4 Things We Love About Sam & Max: This Time It's Virtual
Save for a pair of plumbers, gaming duos don’t get much older than Sam & Max.
Though they may have started life in the pages of comics, multiple virtual adventures across nearly three decades have cemented the pair’s position as lovable, if often overlooked gaming mascots. After playing the first hour or so of the game, Sam & Max: This Time It’s Virtual looks like it might do right by the series’ legacy with a refreshing sense of humor and enjoyable, varied puzzles. Here are four things we love about the game so far, and a look at what could be improved. Oh, and check out the opening gameplay in the video below, too.
What We Love
At their best, Sam & Max adventures are genuinely funny affairs, with Max’s sharp, near-psychotic one-liners bouncing perfectly off of Sam’s innocent, overly-elaborate word jumbles. When they’re not at their best, the fast-fire attempts at humor can stretch thin fast. Fortunately, what I’ve played of This Time It’s Virtual so far sits firmly in the former camp – the script is on-point and unpredictable, and Max’s erratic short man syndrome works to great effect when he’s jumping on top of you and zipping around the environment.
Happy Giant is working in some great physical comedy, too – at one point Max wants you to throw him at a dartboard, and there’s a pretty fantastic puzzle involving the decapitated head of a robotic Thomas Edison ordering you to ‘Boop Me’ and ‘Twist Me’ among other, less repeatable phrases.
About an hour into the game and I’ve already done a lot of different things in Sam & Max: This Time It’s Virtual. I’ve defused bombs, scaled climbing walls and made Max a corn dog, and that’s just in the first few areas. The game feels like a VR variety hour, in constant search of something engaging and/or amusing to interact with. None of those interactions are especially evolved — reloading a gun requires just holding a clip near it and throwing darts is heavily automated — but these tasks are often over before you start to tire. I’m really looking forward to seeing what other strange ideas Happy Giant cooks up in the rest of the game.
My biggest fear for Sam & Max: This Time It’s Virtual is that it would be too hard, and that I’d quickly grow frustrated with obscure puzzle solutions that had me randomly trying the most illogical things in desperate hopes of progressing. So far, that hasn’t been the case – its first puzzles are a gentle introduction that often focus more on fun interactions than they do trying brain-teasers. As we saw at the Upload VR Showcase last weekend, more puzzling challenges await but, hopefully, it’ll continue to maintain this delicate balance.

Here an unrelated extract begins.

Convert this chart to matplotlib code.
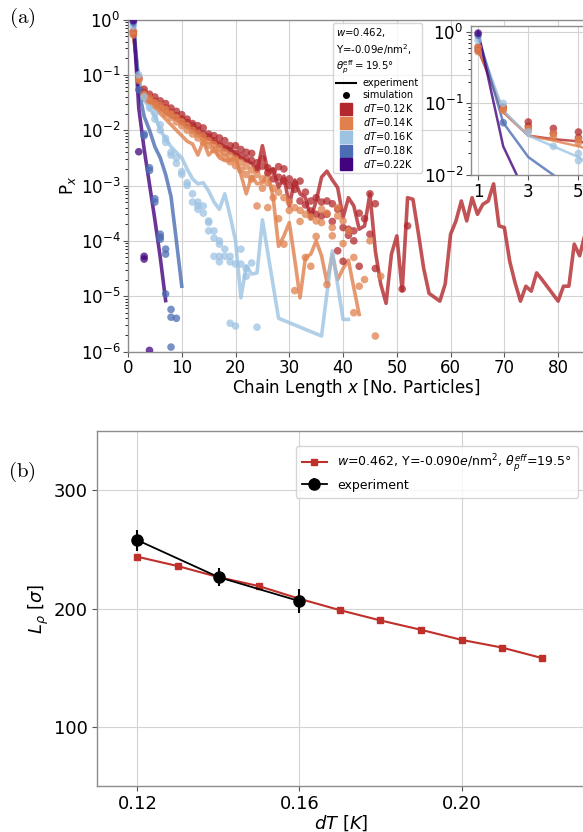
import numpy as np
import matplotlib.pyplot as plt
from matplotlib.lines import Line2D

plt.rcParams['font.family'] = 'DejaVu Sans'
plt.rcParams['mathtext.fontset'] = 'dejavusans'

# ---- chain length distributions, values are log10(P_x) ----
dT_labels = ['0.12', '0.14', '0.16', '0.18', '0.22']
colors = ['#b2282c', '#e0804c', '#9dc3e3', '#4c6db3', '#43037f']

exp_x_012 = list(range(1, 86))
exp_lp_012 = [-0.25, -1.12, -1.45, -1.50, -1.53, -1.60, -1.68, -1.75, -1.80, -1.87,
              -1.93, -1.98, -2.05, -2.10, -2.15, -2.20, -2.25, -2.30, -2.35, -2.42,
              -2.50, -2.55, -2.60, -2.74, -2.28, -2.74, -2.70, -3.04, -2.83, -3.37,
              -2.90, -3.15, -3.22, -3.60, -3.28, -2.85, -2.74, -2.90, -3.04, -3.58,
              -3.22, -3.37, -3.79, -3.73, -3.15, -4.18, -4.78, -5.13, -4.24, -3.91,
              -4.90, -3.22, -3.25, -3.86, -4.50, -4.95, -5.02, -5.09, -4.78, -3.88,
              -3.64, -3.28, -3.64, -3.22, -3.52, -3.34, -3.28, -2.97, -3.73, -3.76,
              -4.37, -4.76, -5.09, -4.82, -4.91, -4.58, -4.70, -4.83, -4.96, -5.09,
              -4.82, -4.82, -4.06, -4.27, -3.88]

exp_x_014 = list(range(1, 44))
exp_lp_014 = [-0.22, -1.12, -1.45, -1.52, -1.60, -1.70, -1.80, -1.90, -2.00, -2.10,
              -2.20, -2.25, -2.45, -2.20, -2.45, -2.35, -2.50, -2.55, -2.55, -2.50,
              -2.80, -3.15, -2.83, -2.97, -2.95, -2.77, -3.22, -4.10, -3.91, -3.67,
              -4.33, -5.03, -4.30, -4.24, -4.00, -4.27, -4.75, -4.25, -4.70, -4.50,
              -4.35, -4.85, -5.33]

exp_x_016 = [1, 2, 3, 4, 5, 6, 7, 8, 9, 10, 11, 12, 13, 14, 15, 16, 17, 18, 19, 20,
             21, 22, 23, 24, 25, 28, 36, 38, 40, 41]
exp_lp_016 = [-0.12, -1.10, -1.45, -1.60, -1.75, -2.00, -2.15, -2.30, -2.40, -2.50,
              -2.70, -2.88, -2.97, -2.95, -3.10, -3.30, -3.43, -3.15, -3.55, -4.00,
              -5.03, -4.45, -4.60, -4.58, -3.62, -5.40, -5.72, -4.18, -5.42, -5.42]

exp_x_018 = [1, 2, 3, 4, 5, 6, 7, 8, 9, 10]
exp_lp_018 = [-0.05, -1.27, -1.75, -2.00, -2.30, -2.50, -2.80, -3.20, -4.00, -4.82]

exp_x_022 = [1, 2, 3, 4, 5, 6, 7]
exp_lp_022 = [0.0, -1.60, -2.34, -2.98, -3.62, -4.30, -5.08]

sim_x_012 = [1, 1, 2, 2, 3, 3, 4, 4, 5, 5, 6, 6, 7, 7, 8, 8, 9, 9, 10, 10,
             11, 11, 12, 12, 13, 13, 14, 14, 15, 15, 16, 16, 17, 17, 18, 18, 19, 19, 20, 20,
             21, 21, 22, 22, 23, 23, 24, 24, 25, 25, 26, 26, 27, 27, 28, 28, 29, 29, 30, 30,
             31, 31, 32, 32, 33, 33, 34, 34, 35, 35, 36, 36, 37, 37, 38, 38, 39, 39, 40, 40,
             41, 41, 42, 42, 43, 43, 44, 45, 45, 46, 46, 51, 52]
sim_lp_012 = [-0.26, -0.22, -1.05, -1.07, -1.26, -1.32, -1.35, -1.42, -1.40, -1.48,
              -1.47, -1.55, -1.52, -1.60, -1.60, -1.68, -1.66, -1.74, -1.72, -1.80,
              -1.80, -1.86, -1.88, -1.92, -1.92, -2.00, -1.96, -2.07, -2.07, -2.12,
              -2.10, -2.19, -2.14, -2.26, -2.19, -2.32, -2.28, -2.37, -2.28, -2.42,
              -2.35, -2.47, -2.40, -2.52, -2.42, -2.55, -2.59, -2.70, -2.52, -2.65,
              -2.68, -2.77, -2.74, -2.88, -2.66, -2.85, -2.70, -2.92, -2.88, -3.00,
              -2.97, -3.07, -2.92, -3.28, -3.12, -3.35, -3.28, -3.46, -3.22, -3.52,
              -3.30, -3.55, -3.28, -3.52, -3.33, -3.65, -3.43, -4.18, -3.76, -4.37,
              -3.79, -3.90, -3.82, -4.00, -3.50, -4.46, -3.60, -3.15, -3.88, -3.33,
              -4.50, -4.87, -3.73]

sim_x_014 = [1, 1, 2, 2, 3, 3, 4, 4, 5, 5, 6, 6, 7, 7, 8, 8, 9, 9, 10, 10,
             11, 11, 12, 12, 13, 13, 14, 14, 15, 15, 16, 16, 17, 17, 18, 18, 19, 19, 20, 20,
             21, 21, 22, 22, 23, 23, 24, 24, 25, 25, 26, 26, 27, 27, 28, 28, 29, 29, 30, 30,
             31, 31, 32, 32, 33, 33, 34, 34, 35, 35, 36, 36, 37, 37, 38, 38, 39, 39, 40, 40,
             41, 42, 42, 43, 44, 45, 46, 47]
sim_lp_014 = [-0.21, -0.28, -1.07, -1.10, -1.35, -1.38, -1.42, -1.47, -1.50, -1.55,
              -1.55, -1.62, -1.62, -1.70, -1.70, -1.77, -1.77, -1.85, -1.85, -1.92,
              -1.92, -2.00, -2.00, -2.07, -2.07, -2.14, -2.12, -2.21, -2.19, -2.28,
              -2.26, -2.35, -2.32, -2.42, -2.40, -2.49, -2.46, -2.57, -2.52, -2.64,
              -2.58, -2.72, -2.65, -2.80, -2.72, -2.88, -2.80, -3.37, -2.88, -3.05,
              -2.95, -3.40, -3.05, -3.22, -3.12, -3.60, -3.22, -4.06, -3.30, -3.45,
              -3.40, -4.90, -3.45, -3.65, -3.52, -4.30, -3.57, -4.46, -3.64, -3.92,
              -3.43, -3.67, -3.50, -4.79, -3.76, -3.91, -3.40, -3.55, -3.64, -4.05,
              -3.82, -5.30, -4.30, -4.82, -4.70, -4.00, -5.72, -4.64]

sim_x_016 = [1, 2, 3, 4, 5, 5, 6, 6, 7, 7, 8, 8, 9, 9, 10, 10, 11, 11, 12, 12,
             13, 13, 13, 14, 14, 15, 15, 15, 16, 16, 16, 17, 17, 17, 17, 18, 18,
             19, 19, 19, 20, 20, 21, 21, 22, 22, 23, 24]
sim_lp_016 = [-0.12, -1.00, -1.40, -1.60, -1.80, -1.70, -1.90, -2.00, -2.15, -2.22,
              -2.40, -2.45, -2.50, -2.60, -2.75, -2.80, -2.95, -3.00, -3.15, -3.30,
              -3.30, -3.37, -3.43, -3.37, -3.50, -3.64, -3.67, -3.82, -3.82, -3.95,
              -4.28, -4.00, -4.06, -4.28, -4.38, -4.15, -4.28, -4.28, -4.38, -5.49,
              -4.42, -5.54, -4.15, -4.42, -4.50, -4.64, -4.40, -5.56]

sim_x_018 = [1, 2, 3, 3, 4, 4, 5, 5, 6, 6, 6, 7, 7, 7, 8, 8, 8, 9]
sim_lp_018 = [-0.05, -1.27, -2.07, -2.10, -2.68, -2.73, -3.24, -3.30, -3.88, -3.93,
              -3.97, -4.15, -4.24, -4.96, -5.24, -5.38, -5.92, -5.40]

sim_x_022 = [1, 2, 3, 3, 4]
sim_lp_022 = [-0.02, -2.39, -4.28, -4.33, -5.98]

exp_x = [exp_x_012, exp_x_014, exp_x_016, exp_x_018, exp_x_022]
exp_lp = [exp_lp_012, exp_lp_014, exp_lp_016, exp_lp_018, exp_lp_022]
sim_x = [sim_x_012, sim_x_014, sim_x_016, sim_x_018, sim_x_022]
sim_lp = [sim_lp_012, sim_lp_014, sim_lp_016, sim_lp_018, sim_lp_022]

# ---- persistence length vs dT ----
dT_sim = [0.12, 0.13, 0.14, 0.15, 0.16, 0.17, 0.18, 0.19, 0.20, 0.21, 0.22]
Lp_sim = [243.7, 235.8, 226.5, 218.9, 208.2, 198.6, 189.9, 182.0, 173.5, 167.0, 158.0]
dT_exp = [0.12, 0.14, 0.16]
Lp_exp = [257.7, 226.5, 206.2]
Lp_err = [8.7, 7.7, 10.4]

W, H = 583, 832
fig = plt.figure(figsize=(W / 100, H / 100), dpi=100)


def add_axes_px(left, top, right, bottom):
    return fig.add_axes([left / W, 1 - bottom / H, (right - left) / W, (bottom - top) / H])


def style(a):
    a.grid(True, color='#d3d3d3', lw=0.8)
    a.set_axisbelow(True)
    for s in a.spines.values():
        s.set_color('#8c8c8c')
        s.set_linewidth(1.0)
    a.tick_params(colors='#555555', labelcolor='black')


def draw_distributions(a, lw, ms):
    for xs, lps, sx, slp, c in zip(exp_x, exp_lp, sim_x, sim_lp, colors):
        a.plot(xs, 10 ** np.array(lps), color=c, lw=lw, alpha=0.8)
        a.scatter(sx, 10 ** np.array(slp), s=ms, color=c, alpha=0.75,
                  edgecolors='none', zorder=3)


# (a) main panel
ax = add_axes_px(128, 19.5, 585, 351.5)
style(ax)
ax.set_yscale('log')
draw_distributions(ax, 2.6, 30)
ax.set_xlim(0, 85)
ax.set_ylim(1e-6, 1)
ax.set_xticks([0, 10, 20, 30, 40, 50, 60, 70, 80])
ax.tick_params(axis='both', labelsize=12, pad=2)
ax.set_xlabel('Chain Length $x$ [No. Particles]', fontsize=12, labelpad=0)
ax.set_ylabel('P$_x$', fontsize=12, labelpad=2)

handles = [Line2D([], [], color='k', lw=1.5, label='experiment'),
           Line2D([], [], color='k', marker='o', ls='', ms=4, label='simulation')]
for c, t in zip(colors, dT_labels):
    handles.append(Line2D([], [], color=c, marker='s', ls='', ms=8,
                          label='$dT$=' + t + 'K'))
leg = ax.legend(handles=handles,
                title='$w$=0.462,\nY=-0.09$e$/nm$^2$,\n$\\theta_p^{\\rm eff}=19.5°$',
                loc='upper left', bbox_to_anchor=(333 / W, 1 - 23 / H),
                bbox_transform=fig.transFigure, borderaxespad=0,
                fontsize=7, title_fontsize=7.3,
                alignment='left', handlelength=2.0, borderpad=0.35,
                labelspacing=0.2, handletextpad=0.7)

# inset with the first few chain lengths
axin = add_axes_px(470.6, 26, 586, 175)
style(axin)
axin.set_yscale('log')
draw_distributions(axin, 1.8, 30)
axin.set_xlim(0.7, 5.3)
axin.set_ylim(0.01, 1.2)
axin.set_xticks([1, 3, 5])
axin.tick_params(axis='both', labelsize=12, pad=2)

# (b) persistence length
bx = add_axes_px(97, 431, 586, 786)
style(bx)
bx.plot(dT_sim, Lp_sim, 's-', color='#c0302b', ms=5, lw=1.5,
        label='$w$=0.462, Y=-0.090$e$/nm$^2$, $\\theta_p^{eff}$=19.5°')
bx.errorbar(dT_exp, Lp_exp, yerr=Lp_err, fmt='o-', color='k', ms=8, lw=1.3,
            elinewidth=1.5, label='experiment')
bx.set_xlim(0.11, 0.11 + (586 - 97) / 4050)
bx.set_ylim(50, 350)
bx.set_xticks([0.12, 0.16, 0.20])
bx.set_xticklabels(['0.12', '0.16', '0.20'])
bx.set_yticks([100, 200, 300])
bx.tick_params(axis='both', labelsize=13, pad=3)
bx.set_xlabel('$dT$ [$K$]', fontsize=13, labelpad=0)
bx.set_ylabel('$L_\\rho$ [$\\sigma$]', fontsize=13, labelpad=2)
bx.legend(loc='upper right', bbox_to_anchor=(578 / W, 1 - 446 / H),
          bbox_transform=fig.transFigure, borderaxespad=0,
          fontsize=9, borderpad=0.5, handlelength=2.0, labelspacing=0.4)

fig.text(22 / W, 1 - 18 / H, '$\\mathrm{(a)}$', math_fontfamily='cm', fontsize=15,
         ha='center', va='center')
fig.text(22 / W, 1 - 472 / H, '$\\mathrm{(b)}$', math_fontfamily='cm', fontsize=15,
         ha='center', va='center')

fig.savefig('out.png', dpi=100)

One thing that never really tires for me when it comes to VR is meeting new characters. There’s that weird moment of genuine confusion as your brain tries to establish if you’re actually talking to another living being or not. Sam & Max might be cartoonized critters but that feeling is still very much alive and well here. The first time you meet the titular duo is quite striking – especially if you’ve been a fan of the series in the past.
What To Improve
You might have assumed this from some of the trailers for the game over the past year, but This Time It’s Virtual is just a little rough around the edges in a way that’s tough to put your finger on. Visually its cartoonish art style looks great in VR, even if textures are on the blurry side on Quest. But, from what we’ve played, it’s more about the little things – the times you notice Max is levitating off of the floor by a few centimeters, the general weightlessness of any object you pick up, or when you realize the pair popping out at an angle behind a wall is really just their character models inexplicably hovering in mid-air. None of this is deal-breaking stuff, but it is a little on the shabby side. Crucially, though, these are all the sorts of things we expect and hope Happy Giant to be tackling in the final weeks leading up to the game’s launch this summer.
If Sam & Max can keep this light-hearted, fleet-footed approach to VR puzzling fresh throughout the entire game, then Happy Giant will have done right by the series for sure. We’ll find out when the game launches first on Oculus Quest later this summer, though PC VR and PSVR ports are due, too.